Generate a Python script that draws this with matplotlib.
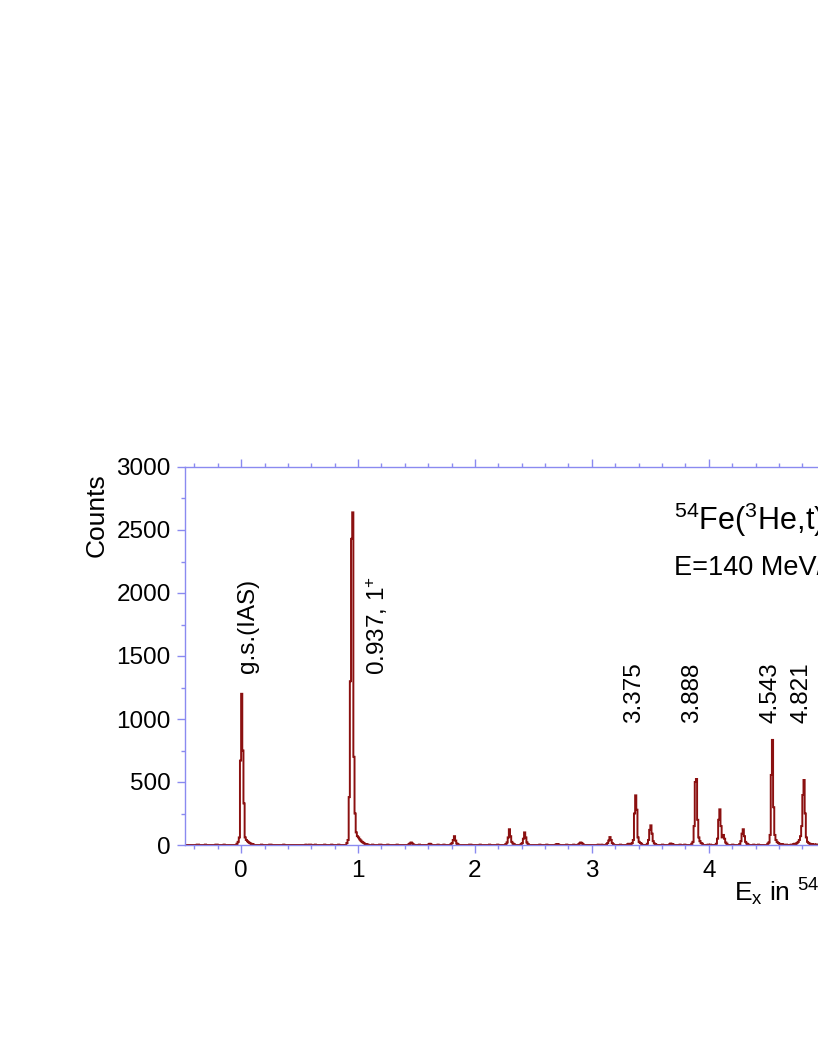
import numpy as np
import matplotlib
matplotlib.use("Agg")
import matplotlib.pyplot as plt
from matplotlib.ticker import MultipleLocator

plt.rcParams['font.family'] = ['Liberation Sans', 'DejaVu Sans']
plt.rcParams['mathtext.fontset'] = 'custom'
plt.rcParams['mathtext.rm'] = 'Liberation Sans'
plt.rcParams['mathtext.it'] = 'Liberation Sans:italic'
plt.rcParams['mathtext.bf'] = 'Liberation Sans:bold'

# ---------------- data ----------------
bin_width = 0.01
hist_start = -0.48
hist_stop = 6.20

# each peak: first bin low edge and counts of consecutive bins
peak_start = [-0.04, 0.90, 1.43, 1.60, 1.79, 2.26, 2.39, 2.69, 2.88, 3.12,
              3.30, 3.33, 3.47, 3.66, 3.85, 4.06, 4.26, 4.50, 4.72, 4.75]
peak_counts = [
    [10, 25, 60, 670, 1200, 750, 330, 60, 40, 30, 22, 15, 10, 6, 4],
    [15, 40, 380, 1300, 2430, 2640, 700, 250, 100, 70, 60, 45, 35, 25, 18, 12, 8, 5, 3],
    [5, 12, 20, 12, 5],
    [4, 10, 4],
    [6, 15, 40, 70, 35, 12, 6],
    [8, 20, 60, 125, 70, 25, 12, 8],
    [6, 15, 50, 100, 60, 20, 8],
    [5, 8, 5],
    [5, 12, 20, 14, 6],
    [6, 15, 35, 63, 40, 15, 6],
    [5, 10, 6],
    [8, 15, 40, 250, 394, 280, 60, 25, 15, 10],
    [10, 40, 120, 156, 90, 30, 12, 8],
    [5, 12, 8, 4],
    [10, 25, 150, 500, 524, 200, 60, 30, 15, 10],
    [10, 50, 200, 283, 150, 60, 80, 50, 20, 10],
    [8, 30, 90, 125, 70, 25, 12, 6],
    [10, 20, 80, 556, 834, 300, 80, 40, 25, 15, 10, 8, 6, 5],
    [5, 10, 6],
    [15, 25, 40, 70, 150, 397, 516, 250, 60, 25, 15, 10, 8, 6, 5, 5, 4, 4, 4],
]

# isolated low-count bins along the baseline
noise_energy = [-0.38, -0.37, -0.31, -0.22, -0.21, -0.15, 0.17, 0.24, 0.25, 0.36,
                0.55, 0.58, 0.59, 0.63, 0.71, 0.77, 0.83, 1.12, 1.18, 1.19,
                1.25, 1.33, 1.52, 1.68, 1.73, 1.95, 1.96, 2.04, 2.12, 2.19,
                2.55, 2.61, 2.78, 2.84, 3.05, 3.08, 3.24, 3.60, 3.75, 3.79,
                3.99, 4.01, 4.20, 4.38, 4.42, 4.66, 4.70]
noise_counts = [3] * len(noise_energy)

peak_labels = ["g.s.(IAS)", "0.937, 1$^{+}$", "3.375", "3.888", "4.543", "4.821"]
label_energy = [0.055, 1.16, 3.365, 3.86, 4.53, 4.79]
label_count = [1365, 1350, 970, 970, 970, 970]

# ---------------- build histogram ----------------
n_bins = int(round((hist_stop - hist_start) / bin_width))
edges = hist_start + bin_width * np.arange(n_bins + 1)
counts = np.zeros(n_bins)
for s, vals in zip(peak_start, peak_counts):
    i0 = int(round((s - hist_start) / bin_width))
    for k, v in enumerate(vals):
        counts[i0 + k] += v
for e, v in zip(noise_energy, noise_counts):
    counts[int(round((e - hist_start) / bin_width))] += v

# ---------------- figure ----------------
W, H = 818, 1058
fig = plt.figure(figsize=(W / 100, H / 100), dpi=100)
left_px, right_px, top_px, bot_px = 185, 966, 467, 845
ax = fig.add_axes([left_px / W, 1 - bot_px / H, (right_px - left_px) / W, (bot_px - top_px) / H])

red = '#8b1010'
blue = '#8a8af0'
ax.stairs(counts, edges, color=red, lw=1.4, baseline=None, zorder=2)

ax.set_xlim(hist_start, hist_stop)
ax.set_ylim(0, 3000)

for side in ['top', 'bottom', 'left', 'right']:
    ax.spines[side].set_color(blue)
    ax.spines[side].set_linewidth(1.0)
    ax.spines[side].set_zorder(3)

ax.xaxis.set_major_locator(MultipleLocator(1))
ax.xaxis.set_minor_locator(MultipleLocator(0.2))
ax.yaxis.set_major_locator(MultipleLocator(500))
ax.yaxis.set_minor_locator(MultipleLocator(250))

ax.tick_params(axis='both', which='both', color=blue, direction='out',
               labelsize=17.5, labelcolor='black', width=1.0)
ax.tick_params(axis='x', which='both', top=True, bottom=True, labeltop=False)
ax.tick_params(which='major', length=5.8, pad=5)
ax.tick_params(which='minor', length=3.0)
ax.tick_params(axis='y', which='major', pad=4.5)

# peak labels
for t, e, c in zip(peak_labels, label_energy, label_count):
    ax.text(e, c, t, rotation=90, ha='center', va='bottom', fontsize=17.5, color='black')

# titles and axis labels
fig.text(674 / W, 1 - 530 / H, r'$^{54}$Fe($^{3}$He,t)$^{54}$Co', fontsize=22,
         ha='left', va='baseline')
fig.text(674 / W, 1 - 575 / H, 'E=140 MeV/nucleon', fontsize=19.5,
         ha='left', va='baseline')
fig.text(734 / W, 1 - 902 / H, r'E$_{\mathrm{x}}$ in $^{54}$Co (MeV)', fontsize=19,
         ha='left', va='baseline')
fig.text(97 / W, 1 - 473 / H, 'Counts', rotation=90, fontsize=19,
         ha='center', va='top')

fig.savefig('out.png', dpi=100)
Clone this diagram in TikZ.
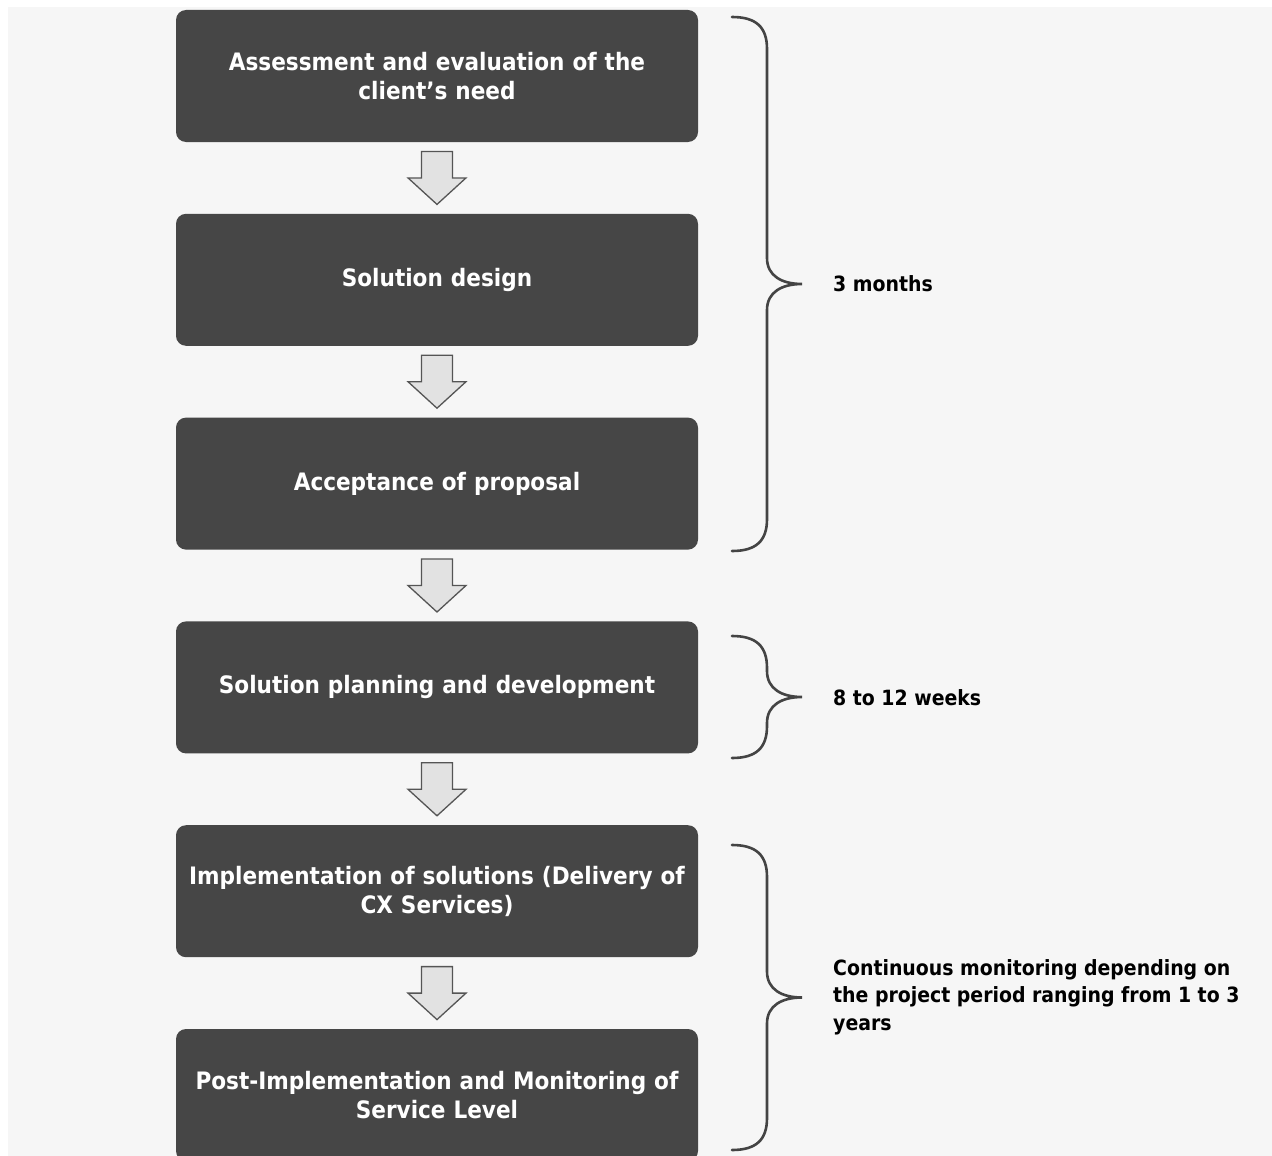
\documentclass[tikz,border=0pt]{standalone}
\usepackage{fontspec}
\setmainfont{DejaVu Sans Condensed}
\usetikzlibrary{calc}
\definecolor{boxgray}{HTML}{464646}
\definecolor{bggray}{HTML}{F6F6F6}
\definecolor{arrowfill}{HTML}{E2E2E2}
\definecolor{arrowline}{HTML}{555555}
\definecolor{bracecol}{HTML}{444444}
\newcommand\blockarrow[2]{%
  \path (#1.south) -- (#2.north) coordinate[pos=0.5] (#1-#2-m);
  \draw[blkarrow] ($(#1-#2-m)+(-15.5,-26.5)$) -- ($(#1-#2-m)+(15.5,-26.5)$)
    -- ($(#1-#2-m)+(15.5,0)$) -- ($(#1-#2-m)+(29,0)$) -- ($(#1-#2-m)+(0,26.5)$)
    -- ($(#1-#2-m)+(-29,0)$) -- ($(#1-#2-m)+(-15.5,0)$) -- cycle;}
\newcommand\timebrace[2]{%
  \pgfmathsetmacro\bmid{(#1+#2)/2}%
  \draw[bracestyle] (732,#1) .. controls (756,#1) and (767,{#1+10}) .. (767,{#1+32})
    -- (767,{\bmid-26}) .. controls (767,{\bmid-8}) and (782,\bmid) .. (802,\bmid)
    .. controls (782,\bmid) and (767,{\bmid+8}) .. (767,{\bmid+26})
    -- (767,{#2-32}) .. controls (767,{#2-10}) and (756,#2) .. (732,#2);}
\begin{document}
\begin{tikzpicture}[x=1pt,y=-1pt,
  stepbox/.style={fill=boxgray, rounded corners=10pt, minimum width=522pt,
    minimum height=132pt, text=white, align=center, text width=515pt, inner sep=0pt,
    font=\fontsize{24}{29}\selectfont\bfseries},
  blkarrow/.style={fill=arrowfill, draw=arrowline, line width=1.3pt, line join=miter},
  bracestyle/.style={draw=bracecol, line width=2.6pt, line cap=round},
  lbl/.style={anchor=west, align=left, inner sep=0pt, text=black,
    font=\fontsize{21}{27.5}\selectfont\bfseries}]
\useasboundingbox (0,0) rectangle (1272,1156);
\clip (0,0) rectangle (1272,1156);
\fill[white] (0,0) rectangle (1272,1156);
\fill[bggray] (8,7) rectangle (1272,1156);
\node[stepbox] (b1) at (437,76) {Assessment and evaluation of the\\client’s need};
\node[stepbox] (b2) at (437,279.8) {Solution design};
\node[stepbox] (b3) at (437,483.6) {Acceptance of proposal};
\node[stepbox] (b4) at (437,687.4) {Solution planning and development};
\node[stepbox] (b5) at (437,891.2) {Implementation of solutions (Delivery of\\CX Services)};
\node[stepbox] (b6) at (437,1095) {Post-Implementation and Monitoring of\\Service Level};
\blockarrow{b1}{b2}
\blockarrow{b2}{b3}
\blockarrow{b3}{b4}
\blockarrow{b4}{b5}
\blockarrow{b5}{b6}
\timebrace{17}{551}
\timebrace{636}{758}
\timebrace{845}{1150}
\node[lbl] (t1) at (833,284) {3 months};
\node[lbl] (t2) at (833,698) {8 to 12 weeks};
\node[lbl] (t3) at (833,997) {Continuous monitoring depending on\\the project period ranging from 1 to 3\\years};
\end{tikzpicture}
\end{document}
-------------------------
▸ THE TASK
Set down word for word the lines from the first entry through the line with "plt.rcParams['mathtext.bf'] = 'Liberation", both included, omitting pictures.

▸ SOLUTION
Generate a Python script that draws this with matplotlib.
import numpy as np
import matplotlib
matplotlib.use("Agg")
import matplotlib.pyplot as plt
from matplotlib.ticker import MultipleLocator

plt.rcParams['font.family'] = ['Liberation Sans', 'DejaVu Sans']
plt.rcParams['mathtext.fontset'] = 'custom'
plt.rcParams['mathtext.rm'] = 'Liberation Sans'
plt.rcParams['mathtext.it'] = 'Liberation Sans:italic'
plt.rcParams['mathtext.bf'] = 'Liberation Sans:bold'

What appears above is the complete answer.